**DIRECTIONS FOR THIS TASK:**
Exactly the lines between the line containing "The picture is" and the line containing "0.0269, 0.0214, 0.0174, 0.0141, 0.0108, 0.0095, 0.0083, 0.0075]", together with those two lines, are to be output.

**DATASET RECORDS:**
▽

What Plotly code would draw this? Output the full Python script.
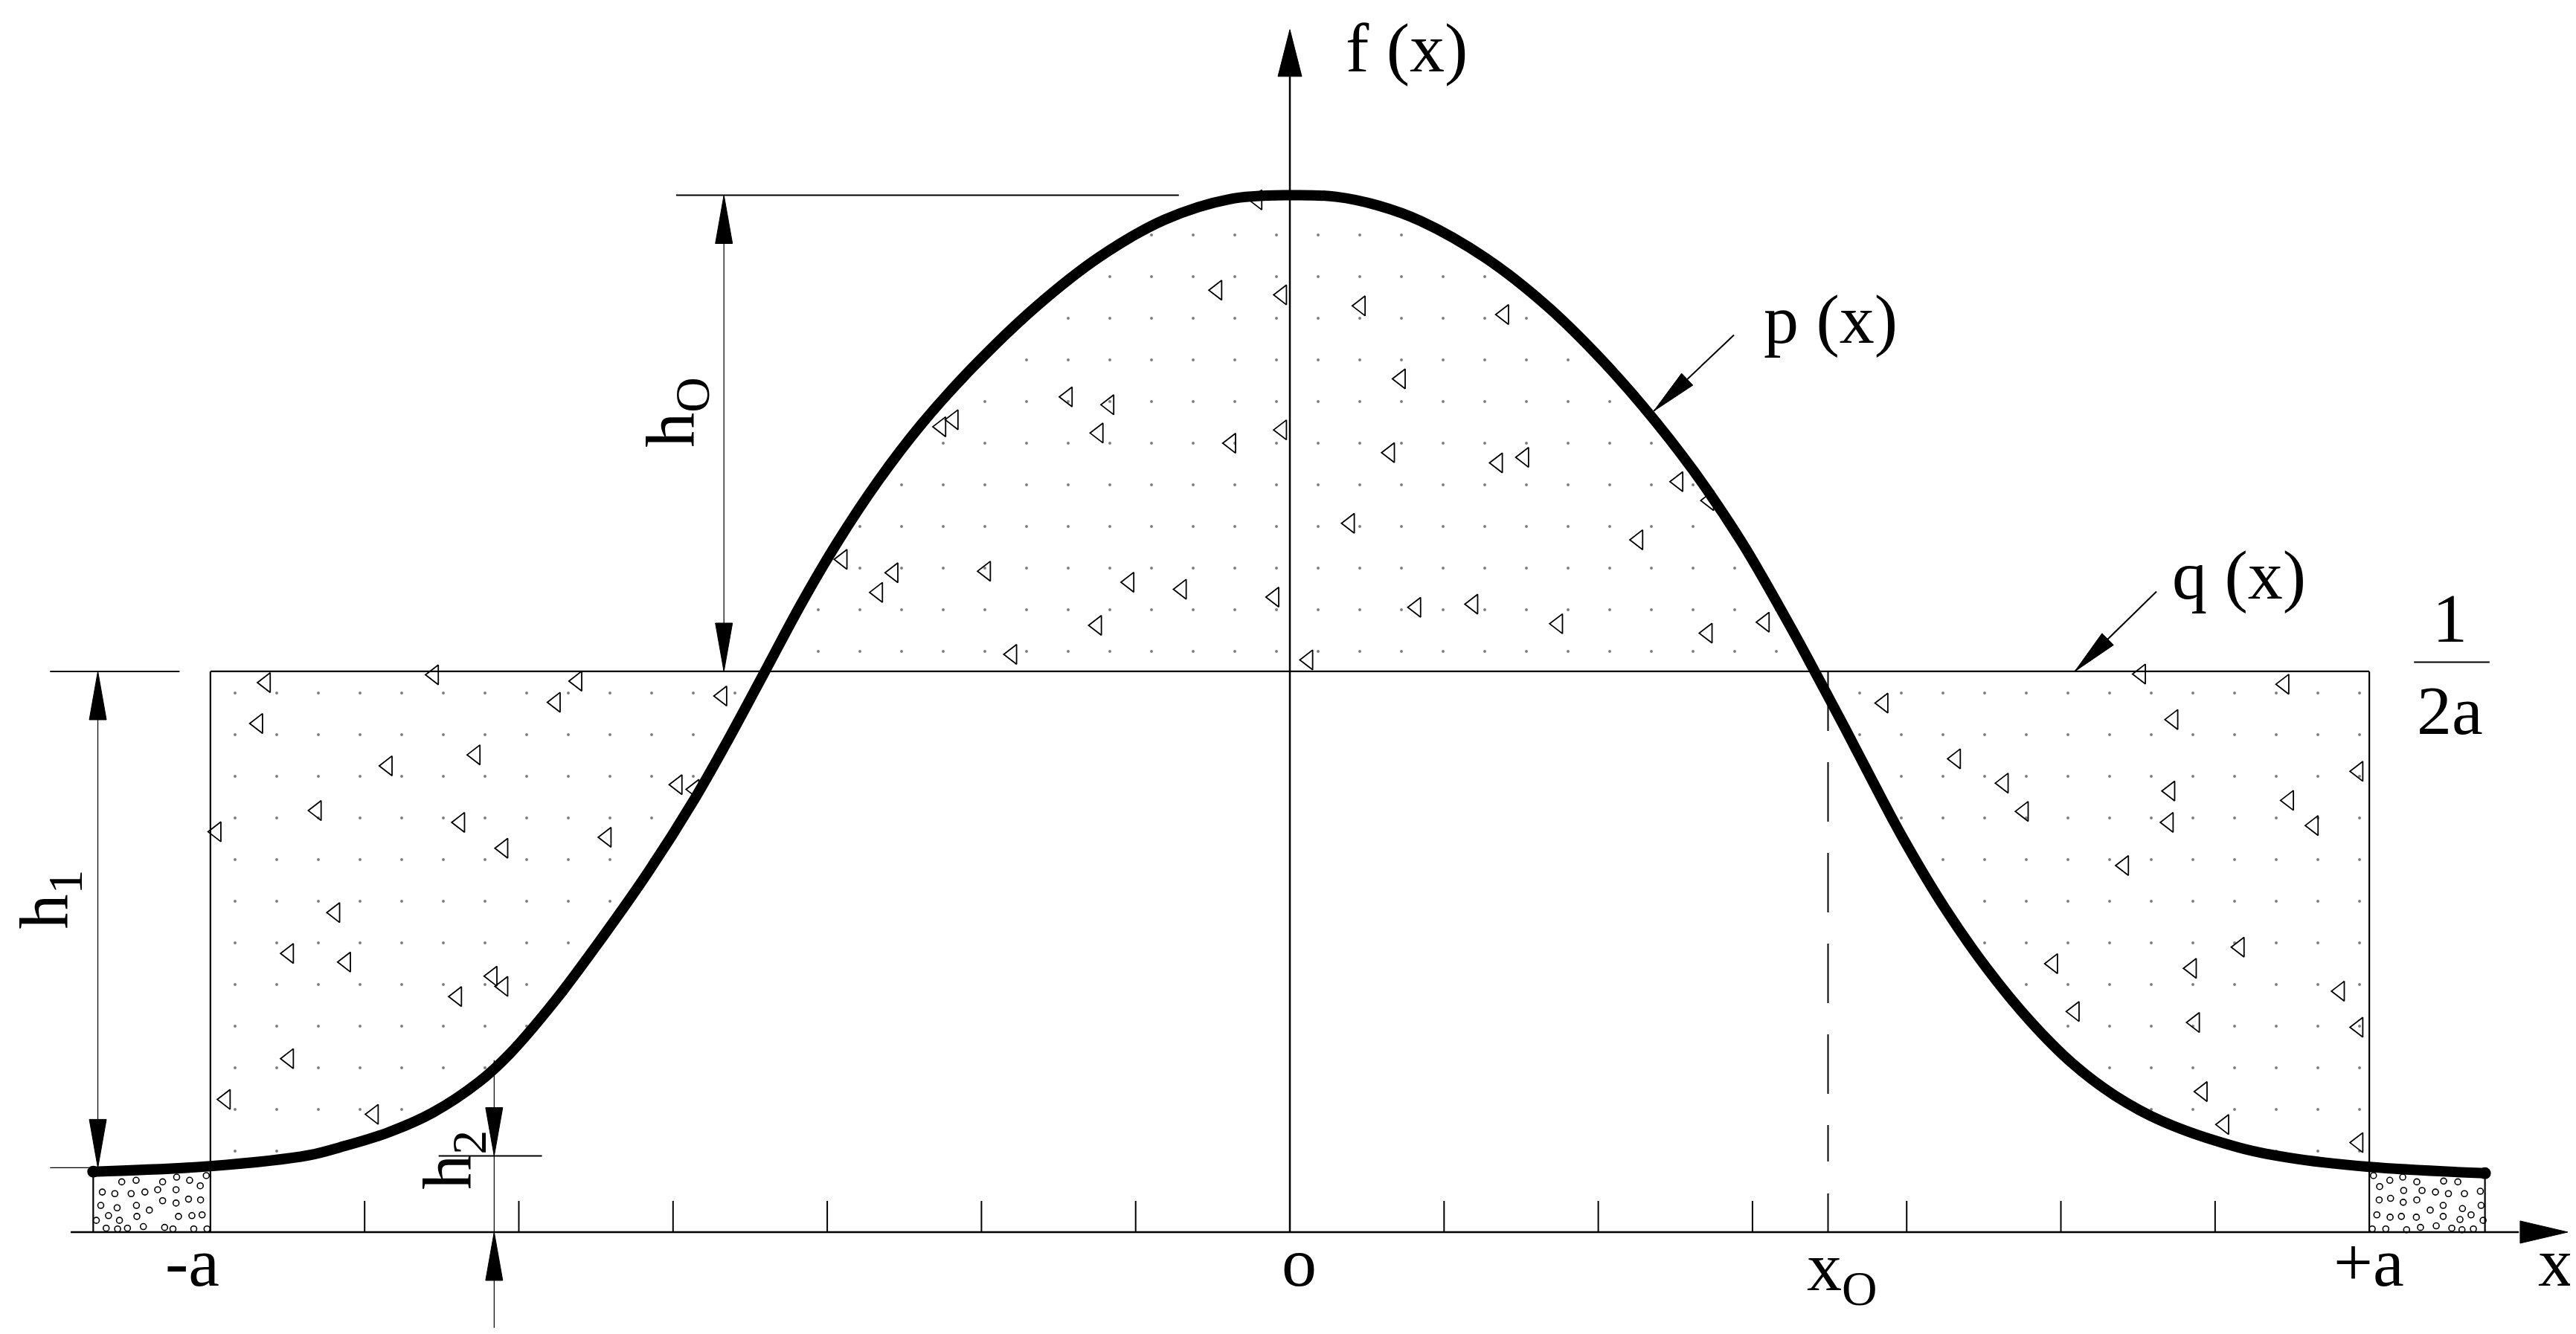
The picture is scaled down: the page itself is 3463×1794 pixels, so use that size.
import plotly.graph_objects as go

W, H = 3463, 1794
X_RANGE = [-8.326, 8.379]
Y_RANGE = [-0.01374, 0.15621]
PX_X = W / (X_RANGE[1] - X_RANGE[0])
PX_Y = H / (Y_RANGE[1] - Y_RANGE[0])

# x in tick units (a = 7), y as density, q(x) = 1/(2a)
A = 7
Q = 1 / (2 * A)
X0 = 3.49
tick_x = [-6, -5, -4, -3, -2, -1, 1, 2, 3, 4, 5, 6]

# p(x)
p_x = [-7.76, -7.0, -6.36, -6.16, -5.86, -5.56, -5.26, -5.06, -4.76, -4.46,
       -4.16, -3.86, -3.66, -3.41, -3.17, -2.94, -2.67, -2.39, -2.06, -1.64,
       -1.23, -0.81, -0.39, 0.0, 0.30, 0.57, 0.85, 1.27, 1.66, 1.98,
       2.29, 2.61, 2.93, 3.25, 3.41, 3.60, 3.78, 3.97, 4.25, 4.52,
       4.80, 5.08, 5.35, 5.66, 6.15, 6.47, 7.0, 7.75]
p_y = [0.0077, 0.0084, 0.0098, 0.0108, 0.0126, 0.0152, 0.0191, 0.0227, 0.0296, 0.0375,
       0.0459, 0.0552, 0.0621, 0.0712, 0.0800, 0.0877, 0.0957, 0.1029, 0.1101, 0.1180,
       0.1243, 0.1290, 0.1316, 0.1321, 0.1319, 0.1308, 0.1288, 0.1241, 0.1181, 0.1120,
       0.1052, 0.0972, 0.0879, 0.0770, 0.0712, 0.0642, 0.0574, 0.0504, 0.0412, 0.0336,
       0.0269, 0.0214, 0.0174, 0.0141, 0.0108, 0.0095, 0.0083, 0.0075]

# concrete hatch triangles
tri_x = [-0.21, -0.47, -0.05, 0.46, 1.39, 0.72, -1.44, -1.17, -2.18, -2.26, -1.24, -0.38, -0.05,
         0.65, 1.35, 1.52, 2.52, 2.72, 0.39, 2.26, -2.90, -2.57, -2.67, -1.97, -1.04, -0.70,
         -0.10, 0.82, 1.19, 1.74, 2.71, -1.25, -1.80, 0.12, 3.08,
         -6.64, -6.69, -5.55, -4.76, -4.62, -5.85, -5.28, -3.68, -3.97, -3.86, -6.96, -6.31,
         -5.38, -5.10, -4.43, -6.19, -6.49, -6.12, -5.40, -5.17, -5.10, -6.49, -6.90, -5.94,
         3.85, 4.32, 4.63, 4.76, 5.52, 5.73, 6.45, 5.71, 5.70, 6.48, 5.41, 6.93, 6.64,
         4.95, 5.09, 6.16, 5.85, 5.87, 6.81, 6.93, 5.92, 6.06, 6.93]
tri_y = [0.1315, 0.1200, 0.1194, 0.1180, 0.1169, 0.1087, 0.1064, 0.1054, 0.1035, 0.1026, 0.1018,
         0.1005, 0.1022, 0.0993, 0.0980, 0.0987, 0.0956, 0.0932, 0.0903, 0.0882, 0.0857, 0.0840,
         0.0815, 0.0842, 0.0828, 0.0819, 0.0809, 0.0796, 0.0800, 0.0775, 0.0763, 0.0773, 0.0736,
         0.0729, 0.0777,
         0.0700, 0.0648, 0.0710, 0.0675, 0.0702, 0.0594, 0.0608, 0.0683, 0.0570, 0.0564, 0.0510,
         0.0537, 0.0522, 0.0489, 0.0503, 0.0407, 0.0355, 0.0344, 0.0300, 0.0326, 0.0313, 0.0221,
         0.0169, 0.0150,
         0.0674, 0.0603, 0.0572, 0.0536, 0.0711, 0.0653, 0.0698, 0.0562, 0.0522, 0.0550, 0.0467,
         0.0587, 0.0518, 0.0342, 0.0281, 0.0363, 0.0336, 0.0267, 0.0307, 0.0261, 0.0179, 0.0137,
         0.0114]

# gravel circles in the two end boxes
circ_x = [-7.575, -7.482, -7.310, -7.219, -7.135, -7.027,
          -7.701, -7.620, -7.514, -7.425, -7.342, -7.223, -7.066,
          -7.711, -7.605, -7.480, -7.396, -7.310, -7.223, -7.142, -7.064,
          -7.740, -7.661, -7.590, -7.477, -7.207, -7.120, -7.054,
          -7.676, -7.602, -7.538, -7.435, -7.297, -7.243, -7.108, -7.022,
          7.027, 7.067, 7.133, 7.217, 7.308, 7.482, 7.574, 7.223, 7.342, 7.429, 7.513, 7.617,
          7.720, 7.064, 7.138, 7.220, 7.308, 7.395, 7.479, 7.604, 7.725, 7.049, 7.135, 7.208,
          7.305, 7.479, 7.588, 7.660, 7.738, 7.019, 7.107, 7.242, 7.332, 7.434, 7.535, 7.601,
          7.675]
circ_y = [0.0064, 0.0066, 0.0064, 0.0070, 0.0066, 0.0072,
          0.0051, 0.0049, 0.0049, 0.0051, 0.0054, 0.0054, 0.0059,
          0.0034, 0.0031, 0.0034, 0.0028, 0.0040, 0.0037, 0.0042, 0.0041,
          0.0015, 0.0021, 0.0015, 0.0020, 0.0020, 0.0021, 0.0022,
          0.0005, 0.0004, 0.0005, 0.0007, 0.0006, 0.0004, 0.0004, 0.0004,
          0.0072, 0.0058, 0.0066, 0.0070, 0.0064, 0.0065, 0.0064, 0.0053, 0.0053, 0.0051, 0.0049,
          0.0049, 0.0052, 0.0041, 0.0043, 0.0038, 0.0041, 0.0028, 0.0034, 0.0030, 0.0034, 0.0022,
          0.0019, 0.0020, 0.0019, 0.0020, 0.0016, 0.0022, 0.0015, 0.0004, 0.0004, 0.0003, 0.0006,
          0.0008, 0.0005, 0.0003, 0.0004]

PEAK = max(p_y)
H0_X = -3.67
H1_X = -7.73
H1_BOT = 0.0082
H2_X = -5.16
H2_Y = 0.0097
p_lead = [(2.88, 0.1143), (2.36, 0.1046)]
q_lead = [(5.62, 0.0816), (5.09, Q)]

FONT = dict(family='Liberation Serif', size=94, color='black')

fig = go.Figure()
shapes = []


def seg(x0, y0, x1, y1, w=2.0, dash=None):
    shapes.append(dict(type='line', xref='x', yref='y', x0=x0, y0=y0, x1=x1, y1=y1,
                       line=dict(color='black', width=w, dash=dash), layer='below'))


def head(tx, ty, fx, fy, length=65, width=23):
    # filled arrowhead, tip at (tx, ty), coming from (fx, fy); sizes in screen px
    dx = (tx - fx) * PX_X
    dy = (ty - fy) * PX_Y
    n = (dx * dx + dy * dy) ** 0.5
    ux, uy = dx / n, dy / n
    bx, by = -ux * length, -uy * length
    ox, oy = -uy * width / 2, ux * width / 2
    xs = [tx, tx + (bx + ox) / PX_X, tx + (bx - ox) / PX_X, tx]
    ys = [ty, ty + (by + oy) / PX_Y, ty + (by - oy) / PX_Y, ty]
    fig.add_trace(go.Scatter(x=xs, y=ys, mode='lines', fill='toself', fillcolor='black',
                             line=dict(color='black', width=1), hoverinfo='skip'))


# stippled area between p(x) and q(x)
inside = [i for i, v in enumerate(p_x) if -A <= v <= A]
fig.add_trace(go.Scatter(
    x=[p_x[i] for i in inside] + [A, -A],
    y=[p_y[i] for i in inside] + [Q, Q],
    mode='lines', fill='toself', line=dict(width=0),
    fillcolor='rgba(0,0,0,0)',
    fillpattern=dict(shape='.', fgcolor='black', bgcolor='rgba(255,255,255,0)',
                     size=56, solidity=0.004, fillmode='overlay'),
    hoverinfo='skip'))

fig.add_trace(go.Scatter(x=tri_x, y=tri_y, mode='markers', hoverinfo='skip',
                         marker=dict(symbol='triangle-left-open', size=23, color='black',
                                     line=dict(width=1.8, color='black'))))
fig.add_trace(go.Scatter(x=circ_x, y=circ_y, mode='markers', hoverinfo='skip',
                         marker=dict(symbol='circle-open', size=8, color='black',
                                     line=dict(width=1.6, color='black'))))

# p(x)
fig.add_trace(go.Scatter(x=p_x, y=p_y, mode='lines',
                         line=dict(color='black', width=14, shape='spline', smoothing=1.0),
                         hoverinfo='skip'))
fig.add_trace(go.Scatter(x=[p_x[0], p_x[-1]], y=[p_y[0], p_y[-1]], mode='markers',
                         marker=dict(color='black', size=16), hoverinfo='skip'))

# axes
seg(-7.906, 0, 7.97, 0, 2.5)
seg(0, 0, 0, 0.1472, 2.5)
head(8.287, 0, 7.0, 0, 64, 30)
head(0, 0.1532, 0, 0.1, 63, 32)
for t in tick_x:
    seg(t, 0, t, 42 / PX_Y, 2)
seg(X0, 0, X0, 52 / PX_Y, 2)
seg(X0, Q, X0, 0.009, 2, dash='80px,42px')

# q(x) rectangle and end boxes
seg(-A, Q, A, Q, 2.2)
seg(-A, 0, -A, Q, 2.2)
seg(A, 0, A, Q, 2.2)
seg(p_x[0], 0, p_x[0], p_y[0], 2.2)
seg(p_x[-1], 0, p_x[-1], p_y[-1], 2.2)

# h0
seg(-3.98, PEAK, -0.72, PEAK, 2)
seg(H0_X, PEAK, H0_X, Q, 1.2)
head(H0_X, PEAK, H0_X, Q)
head(H0_X, Q, H0_X, PEAK)
# h1
seg(-8.04, Q, -7.20, Q, 2)
seg(-8.04, H1_BOT, p_x[0], H1_BOT, 1.2)
seg(H1_X, Q, H1_X, H1_BOT, 1.2)
head(H1_X, Q, H1_X, H1_BOT)
head(H1_X, H1_BOT, H1_X, Q)
# h2
seg(-5.52, H2_Y, -4.85, H2_Y, 2)
seg(H2_X, 0.0219, H2_X, -0.0122, 1.2)
head(H2_X, H2_Y, H2_X, 0.0219)
head(H2_X, 0, H2_X, -0.0122)

# leaders
for lead in (p_lead, q_lead):
    (fx, fy), (tx, ty) = lead
    seg(fx, fy, tx, ty, 2)
    head(tx, ty, fx, fy, 62, 22)

# 1/2a fraction bar
seg(7.29, 0.0726, 7.78, 0.0726, 2)

labels = [
    (3.505, 0.1163, 'p (x)', 0),
    (6.153, 0.0837, 'q (x)', 0),
    (7.521, 0.0782, '1', 0),
    (7.525, 0.0665, '2a', 0),
    (-7.120, -0.0038, '-a', 0),
    (6.995, -0.0038, '+a', 0),
    (0.058, -0.0038, 'o', 0),
    (3.584, -0.0050, 'x<sub>O</sub>', 0),
    (8.210, -0.0038, 'x', 0),
    (-3.985, 0.1045, 'h<sub>O</sub>', -90),
    (-8.046, 0.0424, 'h<sub>1</sub>', -90),
    (-5.432, 0.0092, 'h<sub>2</sub>', -90),
]
for lx, ly, txt, ang in labels:
    fig.add_annotation(x=lx, y=ly, text=txt, showarrow=False, font=FONT,
                       xanchor='center', yanchor='middle', textangle=ang)
# f(x) sits at the top edge
fig.add_annotation(x=0.757, y=Y_RANGE[1] - 2 / PX_Y, text='f (x)', showarrow=False, font=FONT,
                   xanchor='center', yanchor='top')

fig.update_layout(
    width=W, height=H,
    margin=dict(l=0, r=0, t=0, b=0),
    paper_bgcolor='white', plot_bgcolor='white',
    showlegend=False,
    shapes=shapes,
    xaxis=dict(range=X_RANGE, visible=False, fixedrange=True),
    yaxis=dict(range=Y_RANGE, visible=False, fixedrange=True),
)

fig.write_html("out.html")
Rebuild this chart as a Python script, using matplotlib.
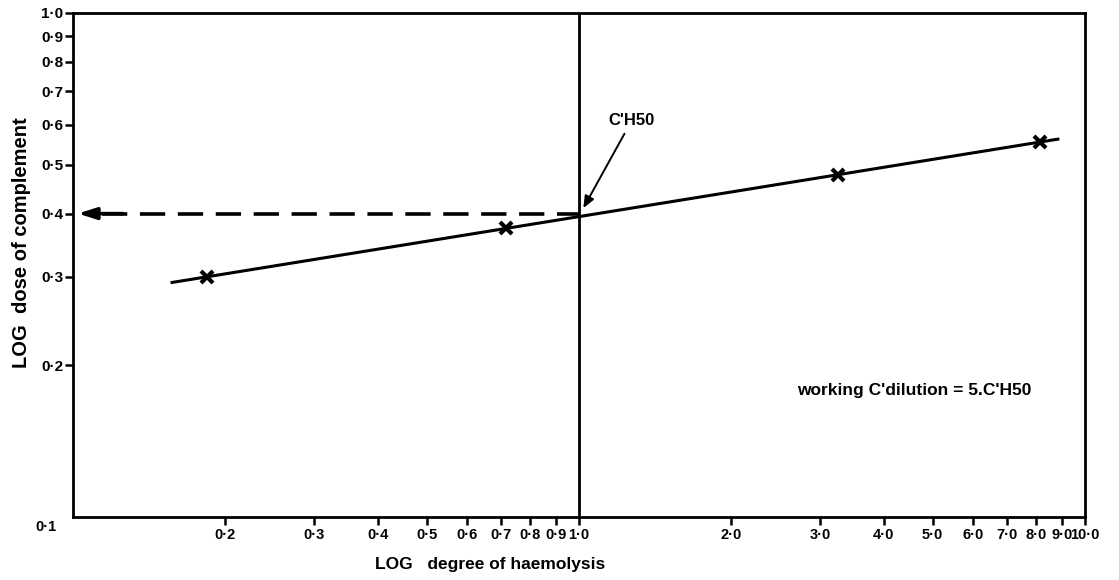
import matplotlib
matplotlib.use("Agg")
import matplotlib.pyplot as plt
from matplotlib.ticker import FixedLocator, NullLocator

plt.rcParams['font.family'] = ['Liberation Sans', 'DejaVu Sans']
plt.rcParams['font.weight'] = 'bold'

haem_pts = [0.184, 0.717, 3.25, 8.15]
dose_pts = [0.300, 0.374, 0.476, 0.554]

# fitted line end points
line_x = [0.157, 8.84]
line_y = [0.292, 0.562]

# C'H50 read-off
ch50_x = 1.0
ch50_y = 0.4

xticks = [0.2, 0.3, 0.4, 0.5, 0.6, 0.7, 0.8, 0.9, 1.0, 2.0, 3.0, 4.0, 5.0, 6.0, 7.0, 8.0, 9.0, 10.0]
xlabels = ['0·2', '0·3', '0·4', '0·5', '0·6', '0·7', '0·8', '0·9', '1·0',
           '2·0', '3·0', '4·0', '5·0', '6·0', '7·0', '8·0', '9·0', '10·0']
yticks = [0.2, 0.3, 0.4, 0.5, 0.6, 0.7, 0.8, 0.9, 1.0]
ylabels = ['0·2', '0·3', '0·4', '0·5', '0·6', '0·7', '0·8', '0·9', '1·0']

fig = plt.figure(figsize=(11.19, 5.8), dpi=100)
ax = fig.add_axes([0.0652, 0.1086, 0.9044, 0.8690])
ax.set_xscale('log')
ax.set_yscale('log')
ax.set_xlim(0.1, 10.0)
ax.set_ylim(0.1, 1.0)

for s in ax.spines.values():
    s.set_linewidth(2.0)

ax.xaxis.set_major_locator(FixedLocator(xticks))
ax.xaxis.set_minor_locator(NullLocator())
ax.yaxis.set_major_locator(FixedLocator(yticks))
ax.yaxis.set_minor_locator(NullLocator())
ax.set_xticklabels(xlabels)
ax.set_yticklabels(ylabels)
ax.tick_params(axis='x', direction='out', length=6, width=1.8, labelsize=10.5, pad=2)
ax.tick_params(axis='y', direction='out', length=6, width=1.8, labelsize=11, pad=1)

# corner label shared by both axes
ax.text(-0.027, -0.02, '0·1', transform=ax.transAxes, ha='center', va='center', fontsize=10.5)

# vertical line at 1.0
ax.axvline(ch50_x, color='black', lw=2.0)

# fitted line and points
ax.plot(line_x, line_y, color='black', lw=2.2)
ax.plot(haem_pts, dose_pts, ls='none', marker='x', ms=8, mew=3, color='black')

# dashed read-off with arrow to the y axis
ax.plot([0.114, ch50_x], [ch50_y, ch50_y], color='black', lw=2.6, dashes=(7, 3.5))
ax.annotate('', xy=(0.101, ch50_y), xytext=(0.127, ch50_y),
            arrowprops=dict(arrowstyle='-|>,head_length=1.1,head_width=0.35', color='black', lw=2.5))

# C'H50 label
ax.annotate("C'H50", xy=(1.02, 0.41), xytext=(1.27, 0.59),
            fontsize=12, ha='center', va='bottom',
            arrowprops=dict(arrowstyle='-|>,head_length=0.6,head_width=0.25', color='black', lw=1.4,
                            shrinkA=2, shrinkB=0))

ax.text(4.6, 0.178, "working C'dilution = 5.C'H50", fontsize=12.5, ha='center', va='center')

fig.text(22 / 1119, 1 - 243 / 580, 'LOG  dose of complement', rotation=90,
         ha='center', va='center', fontsize=14.5)
fig.text(490 / 1119, 1 - 565 / 580, 'LOG   degree of haemolysis',
         ha='center', va='center', fontsize=12.5)

fig.savefig('out.png', dpi=100)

△

**PROBLEM SOLUTION:**
The picture is scaled down: the page itself is 3463×1794 pixels, so use that size.
import plotly.graph_objects as go

W, H = 3463, 1794
X_RANGE = [-8.326, 8.379]
Y_RANGE = [-0.01374, 0.15621]
PX_X = W / (X_RANGE[1] - X_RANGE[0])
PX_Y = H / (Y_RANGE[1] - Y_RANGE[0])

# x in tick units (a = 7), y as density, q(x) = 1/(2a)
A = 7
Q = 1 / (2 * A)
X0 = 3.49
tick_x = [-6, -5, -4, -3, -2, -1, 1, 2, 3, 4, 5, 6]

# p(x)
p_x = [-7.76, -7.0, -6.36, -6.16, -5.86, -5.56, -5.26, -5.06, -4.76, -4.46,
       -4.16, -3.86, -3.66, -3.41, -3.17, -2.94, -2.67, -2.39, -2.06, -1.64,
       -1.23, -0.81, -0.39, 0.0, 0.30, 0.57, 0.85, 1.27, 1.66, 1.98,
       2.29, 2.61, 2.93, 3.25, 3.41, 3.60, 3.78, 3.97, 4.25, 4.52,
       4.80, 5.08, 5.35, 5.66, 6.15, 6.47, 7.0, 7.75]
p_y = [0.0077, 0.0084, 0.0098, 0.0108, 0.0126, 0.0152, 0.0191, 0.0227, 0.0296, 0.0375,
       0.0459, 0.0552, 0.0621, 0.0712, 0.0800, 0.0877, 0.0957, 0.1029, 0.1101, 0.1180,
       0.1243, 0.1290, 0.1316, 0.1321, 0.1319, 0.1308, 0.1288, 0.1241, 0.1181, 0.1120,
       0.1052, 0.0972, 0.0879, 0.0770, 0.0712, 0.0642, 0.0574, 0.0504, 0.0412, 0.0336,
       0.0269, 0.0214, 0.0174, 0.0141, 0.0108, 0.0095, 0.0083, 0.0075]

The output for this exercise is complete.